Excerpts from Associated Press:

VERONA, Italy – Italian victims of a paedophiliac clergy want such sexual abuse declared a crime against humanity, and they launched an international appeal on Saturday during the first public gathering of such victims in Italy.

Organizer Salvatore Domolo, a former victim and an ex-priest, said the group is looking abroad for solidarity because justice for pedophile victims is hard to come by in Italy with a statute of limitations of 10 years.

“Here there is no hope. By the time a victim arrives at the awareness of having been a victim, legal intervention is not possible,”  Domolo said in a country that has long been reluctant to confront the Vatican in its own backyard.

“The complicity of the hierarchy, together with the enormity of the numbers and vast geography of these crimes, should lead us to consider that we are facing a crime against humanity carried out by a political-religious organization,” Domolo told a news conference before the victims met, his delivery bearing the cadence of a homily.  “With this gathering, we want to ask civilian justice to do its duty in full freedom and truth, without being intimidated by the clerical culture.”

The meeting was held opposite Verona’s heavily visited Roman colosseum and advertised with placards outside. Passers-by were free to enter, but few did.

Another will be held in Rome at the end of October, but Verona was chosen for the first gathering because it is the home of a school for the deaf where 67 former students have alleged suffering sexual abuse, paedophilia and corporal punishment from the 1950s to early 1980s.  About 40 former victims inquired by e-mail — but many are still reluctant to come forward, organizers said.

The Vatican has been reeling for months as thousands of victims around the globe have spoken out about priests who molested children, bishops who covered up for them and Vatican officials who turned a blind eye to the problem for decades. In the latest admission, hundreds of victims came forward in Belgium with tales of horrific abuse linked to at least 13 suicides.

While Italian bishops have acknowledged 100 sexual abuse cases that warranted church intervention in the last decade, victims believe the true number in Italy is much higher because the reluctance to speak out in Italy is especially strong.  “This gathering is fundamental because we live in a social situation in which the presence of the Catholic church reduces the possibility of talking about the situation,” Domolo said. “They do it all over the world, but in Italy even more.
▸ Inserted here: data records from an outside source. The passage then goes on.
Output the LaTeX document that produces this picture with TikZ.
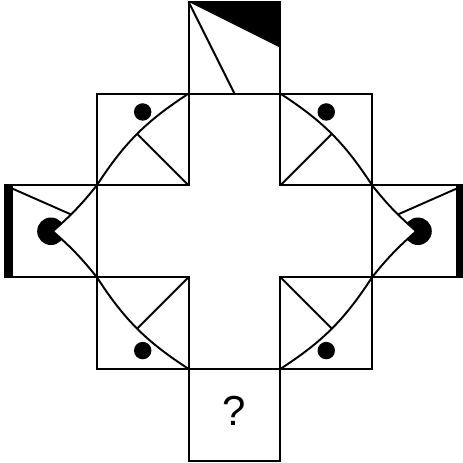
\documentclass[tikz,border=0pt]{standalone}
\usepackage{fontspec}
\setsansfont{Liberation Sans}
\begin{document}
\begin{tikzpicture}[line width=0.6pt, font=\sffamily\fontsize{13}{15}\selectfont]
  \useasboundingbox (-0.055,-0.025) rectangle (4.99,5.02);
  % side circles with their notches
  \fill (0.5,2.5) circle (0.15); \fill (4.5,2.5) circle (0.15);
  \fill[white] (1,3) to[bend left=5] (0.52,2.5) to[bend left=5] (1,2) -- cycle;
  \fill[white] (4,2) to[bend left=5] (4.48,2.5) to[bend left=5] (4,3) -- cycle;
  % bars and top triangle
  \fill (0,2) rectangle (0.09,3); \fill (4.91,2) rectangle (5,3);
  \fill (2,5) -- (3,5) -- (3,4.5) -- cycle;

  % squares
  \foreach \x/\y in {2/4, 1/3, 3/3, 0/2, 4/2, 1/1, 3/1, 2/0}
    \draw (\x,\y) rectangle ++(1,1);

  % left curve
  \draw (2,4) to[bend right=12] coordinate[pos=.5] (ul) (1,3)
        to[bend left=5] coordinate[pos=.62] (lt) (0.52,2.5)
        to[bend left=5] (1,2)
        to[bend right=12] coordinate[pos=.5] (ll) (2,1);
  % right curve
  \draw (3,1) to[bend right=12] coordinate[pos=.5] (lr) (4,2)
        to[bend left=5] (4.48,2.5)
        to[bend left=5] coordinate[pos=.38] (rt) (4,3)
        to[bend right=12] coordinate[pos=.5] (ur) (3,4);

  % strokes
  \draw (2,3) -- (ul); \draw (3,3) -- (ur);
  \draw (2,2) -- (ll); \draw (3,2) -- (lr);
  \draw (0,3) -- (lt); \draw (5,3) -- (rt);
  \draw (2,5) -- (2.5,4);

  % dots
  \fill (1.5,3.8) circle (0.095); \fill (3.5,3.8) circle (0.095);
  \fill (1.5,1.2) circle (0.095); \fill (3.5,1.2) circle (0.095);

  \node (q) at (2.5,0.54) {?};
\end{tikzpicture}
\end{document}
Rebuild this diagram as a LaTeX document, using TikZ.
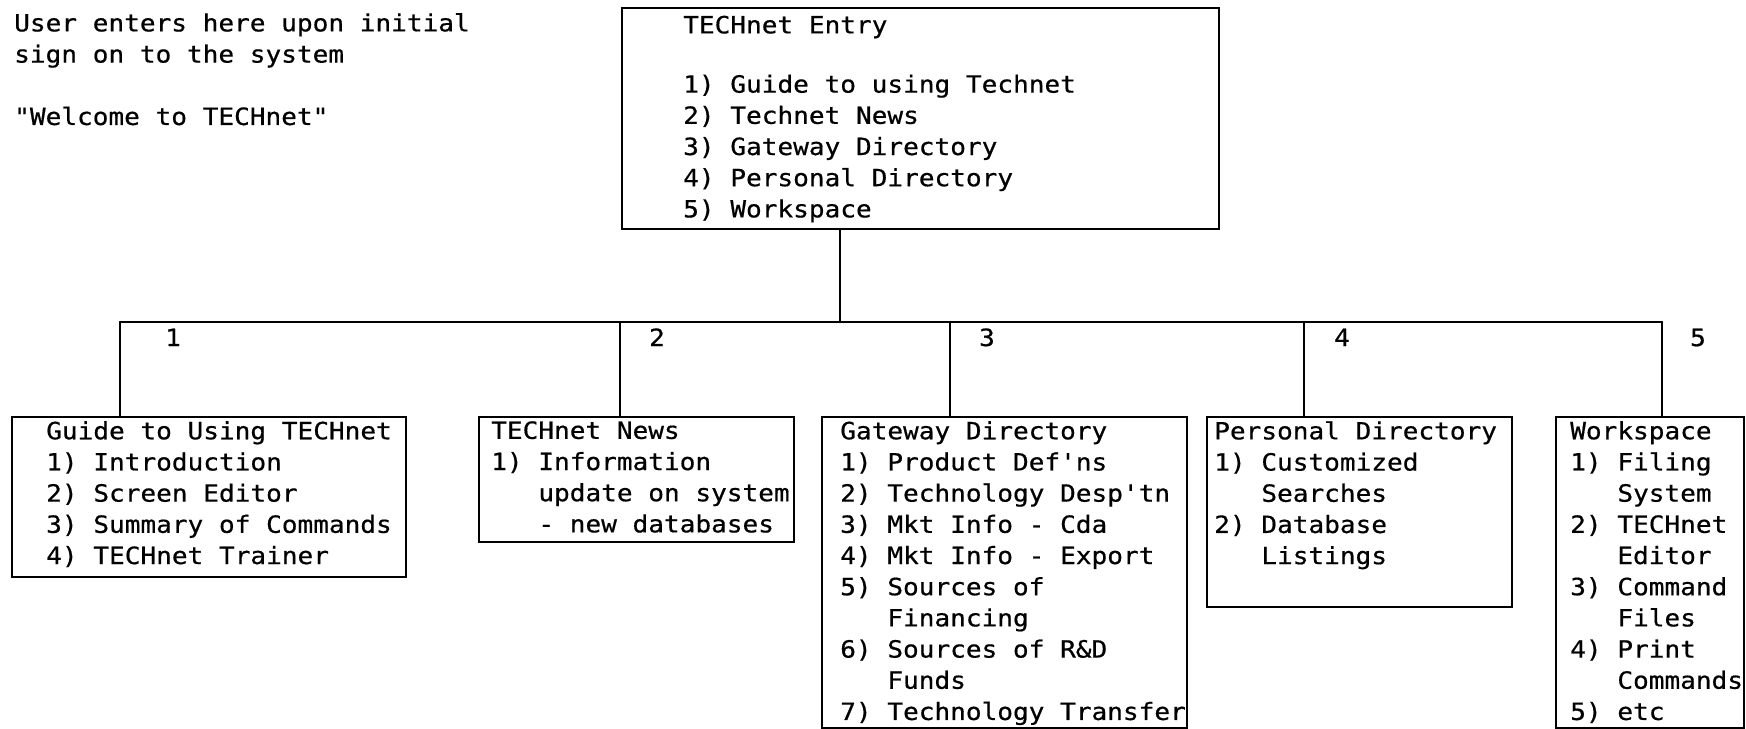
\documentclass[tikz,border=0pt]{standalone}
\usepackage{fontspec}
\newfontfamily\typewriter[FakeStretch=1.1, FakeBold=0.6]{DejaVu Sans Mono}
\usetikzlibrary{calc}
\tikzset{bx/.style={draw, line width=1.4pt, anchor=north west, inner sep=0pt}}
\tikzset{t/.style={anchor=north west, inner sep=0pt, align=left, execute at begin node=\strut, font=\typewriter\fontsize{13.5}{17.75}\selectfont}}
\newcommand{\ind}{\phantom{1) }}

\begin{document}
\begin{tikzpicture}[x=0.02cm, y=-0.02cm, line width=1.4pt, line cap=round]
  \useasboundingbox (0,0) rectangle (1746,728);

  % entry screen
  \node[t] (note) at (13,12) {User enters here upon initial\\sign on to the system\\[17.75pt]"Welcome to TECHnet"};
  \node[bx, minimum width=11.94cm, minimum height=4.42cm] (entry) at (621,7) {};
  \node[t] (entrytxt) at (682,14.5) {TECHnet Entry\\[16pt]
    1) Guide to using Technet\\
    2) Technet News\\
    3) Gateway Directory\\
    4) Personal Directory\\
    5) Workspace};

  % menu boxes
  \node[bx, minimum width=7.88cm, minimum height=3.2cm] (guide) at (11,416) {};
  \node[t] (guidetxt) at (45,420) {Guide to Using TECHnet\\
    1) Introduction\\
    2) Screen Editor\\
    3) Summary of Commands\\
    4) TECHnet Trainer};

  \node[bx, minimum width=6.3cm, minimum height=2.5cm] (news) at (478,416) {};
  \node[t] (newstxt) at (490,420) {TECHnet News\\
    1) Information\\
    \ind update on system\\
    \ind - new databases};

  \node[bx, minimum width=7.3cm, minimum height=6.22cm] (gate) at (821,416) {};
  \node[t] (gatetxt) at (839,420) {Gateway Directory\\
    1) Product Def'ns\\
    2) Technology Desp'tn\\
    3) Mkt Info - Cda\\
    4) Mkt Info - Export\\
    5) Sources of\\
    \ind Financing\\
    6) Sources of R\&D\\
    \ind Funds\\
    7) Technology Transfer};

  \node[bx, minimum width=6.1cm, minimum height=3.8cm] (pers) at (1206,416) {};
  \node[t] (perstxt) at (1213,420) {Personal Directory\\
    1) Customized\\
    \ind Searches\\
    2) Database\\
    \ind Listings};

  \node[bx, minimum width=3.76cm, minimum height=6.22cm] (work) at (1555,416) {};
  \node[t] (worktxt) at (1569,420) {Workspace\\
    1) Filing\\
    \ind System\\
    2) TECHnet\\
    \ind Editor\\
    3) Command\\
    \ind Files\\
    4) Print\\
    \ind Commands\\
    5) etc};

  % tree lines
  \coordinate (j) at (840,322);
  \coordinate (b1) at (120,322);
  \coordinate (b2) at (620,322);
  \coordinate (b3) at (950,322);
  \coordinate (b4) at (1304,322);
  \coordinate (b5) at (1662,322);
  \draw (entry.south -| j) -- (j);
  \draw (b1) -- (b5);
  \foreach \b/\n in {b1/guide, b2/news, b3/gate, b4/pers, b5/work}
    \draw (\b) -- (\b |- \n.north);

  % choice numbers
  \node[t, anchor=base] (n1) at (173,346) {1};
  \node[t, anchor=base] (n2) at (657,346) {2};
  \node[t, anchor=base] (n3) at (987,346) {3};
  \node[t, anchor=base] (n4) at (1342,346) {4};
  \node[t, anchor=base] (n5) at (1698,346) {5};
\end{tikzpicture}
\end{document}
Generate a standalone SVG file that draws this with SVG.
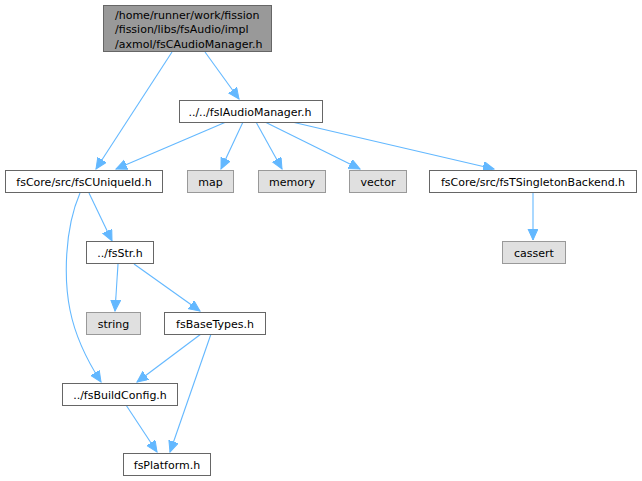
<svg xmlns="http://www.w3.org/2000/svg" width="642" height="481" viewBox="0 0 642 481">
<style>
.n rect{fill:#ffffff;stroke:#666666;stroke-width:1}
.n.root rect{fill:#999999;stroke:#666666}
.n.ext rect{fill:#e0e0e0;stroke:#999999}
text{font-family:"DejaVu Sans","Liberation Sans",sans-serif;font-size:11px;fill:#000000}
.c{text-anchor:middle}
#edges path{fill:none;stroke:#63b8ff;stroke-width:1.1;marker-end:url(#ah)}
</style>
<defs>
<marker id="ah" markerUnits="userSpaceOnUse" markerWidth="13" markerHeight="12" refX="11" refY="5" orient="auto">
<path d="M0,0 L11,5 L0,10 Z" fill="#63b8ff" stroke="#63b8ff" stroke-width="1"/>
</marker>
</defs>
<rect width="642" height="481" fill="#ffffff"/>
<g id="edges">
<path d="M172,52 L96,169"/>
<path d="M205,52 L239,99"/>
<path d="M226,122 L116,169"/>
<path d="M243,122 L221,169"/>
<path d="M256,122 L282,169"/>
<path d="M265,122 L360,169"/>
<path d="M292,122 L494,169"/>
<path d="M533,193 L533,240"/>
<path d="M89,193 L112,241"/>
<path d="M80,193 C64,230 64,280 70,310 C76,340 90,365 101,382"/>
<path d="M118,264 L115,311"/>
<path d="M134,264 L200,311"/>
<path d="M201,334 L137,382"/>
<path d="M211,334 L170,452"/>
<path d="M126,405 L157,452"/>
</g>
<g id="root" class="n root"><rect x="103.5" y="5.5" width="168" height="46"/><text x="115" y="18.5">/home/runner/work/fission</text><text x="115" y="33">/fission/libs/fsAudio/impl</text><text x="115" y="47.5">/axmol/fsCAudioManager.h</text></g>
<g id="fsIAudioManager" class="n"><rect x="179.5" y="100.5" width="143" height="22"/><text class="c" x="250" y="115.5">../../fsIAudioManager.h</text></g>
<g id="fsCUniqueId" class="n"><rect x="5.5" y="170.5" width="157" height="22"/><text class="c" x="84" y="185.5">fsCore/src/fsCUniqueId.h</text></g>
<g id="map" class="n ext"><rect x="187.5" y="170.5" width="46" height="22"/><text class="c" x="210.5" y="185.5">map</text></g>
<g id="memory" class="n ext"><rect x="258.5" y="170.5" width="67" height="22"/><text class="c" x="292" y="185.5">memory</text></g>
<g id="vector" class="n ext"><rect x="349.5" y="170.5" width="57" height="22"/><text class="c" x="378" y="185.5">vector</text></g>
<g id="fsTSingletonBackend" class="n"><rect x="429.5" y="170.5" width="207" height="22"/><text class="c" x="533" y="185.5">fsCore/src/fsTSingletonBackend.h</text></g>
<g id="cassert" class="n ext"><rect x="502.5" y="241.5" width="63" height="22"/><text class="c" x="534" y="256.5">cassert</text></g>
<g id="fsStr" class="n"><rect x="86.5" y="241.5" width="67" height="22"/><text class="c" x="120" y="256.5">../fsStr.h</text></g>
<g id="string" class="n ext"><rect x="86.5" y="312.5" width="54" height="22"/><text class="c" x="113.5" y="327.5">string</text></g>
<g id="fsBaseTypes" class="n"><rect x="164.5" y="312.5" width="101" height="22"/><text class="c" x="215" y="327.5">fsBaseTypes.h</text></g>
<g id="fsBuildConfig" class="n"><rect x="62.5" y="383.5" width="115" height="22"/><text class="c" x="120" y="398.5">../fsBuildConfig.h</text></g>
<g id="fsPlatform" class="n"><rect x="123.5" y="453.5" width="87" height="22"/><text class="c" x="167" y="468.5">fsPlatform.h</text></g>
</svg>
That we are just now having the first gathering of victims indicates that only in the recent months is something exploding in Italy.”

Domolo, now 45, said he had been a victim of his parish priest from age 8 to 12, and that he was forced to confess “as if I had sinned.   The church has known for 50 years this has been going on but kept it quiet in a disgusting way,” he said.

Domolo was a priest for 15 years. He renounced both the priesthood and his Roman Catholic faith after meeting another victim on a trip to Ireland in 2001. A man named Francesco from Padova, who did not give his surname, told the group he had been abused both by priests and nuns who used punishment as an excuse to touch him inappropriately. “The worst was my family. They refused to believe it was true,” he told the group, adding he has only been able to come to grips with it through therapy.

A 58-year-old deaf woman, who only gave the nickname given to her by the nuns of Verona’s Antonio Provolo Institute for the Deaf, carefully annunciated her words as she told her story. During her 15 years at the institute, she was only alone with priests once a week for confession. Recalling her first confession, she said she asked the nuns what to say, and they asked her what she had done. “I told them I scratched myself everywhere because I had too much wool clothing. The nuns said, ‘Tell them you touched yourself.”‘

At that, she said, the priest asked her to lift her clothing to show him where. And so it continued, she said, “little by little, week after week. We girls didn’t do anything, and we had to confess. The priests, who sinned, did they ever confess, I ask?”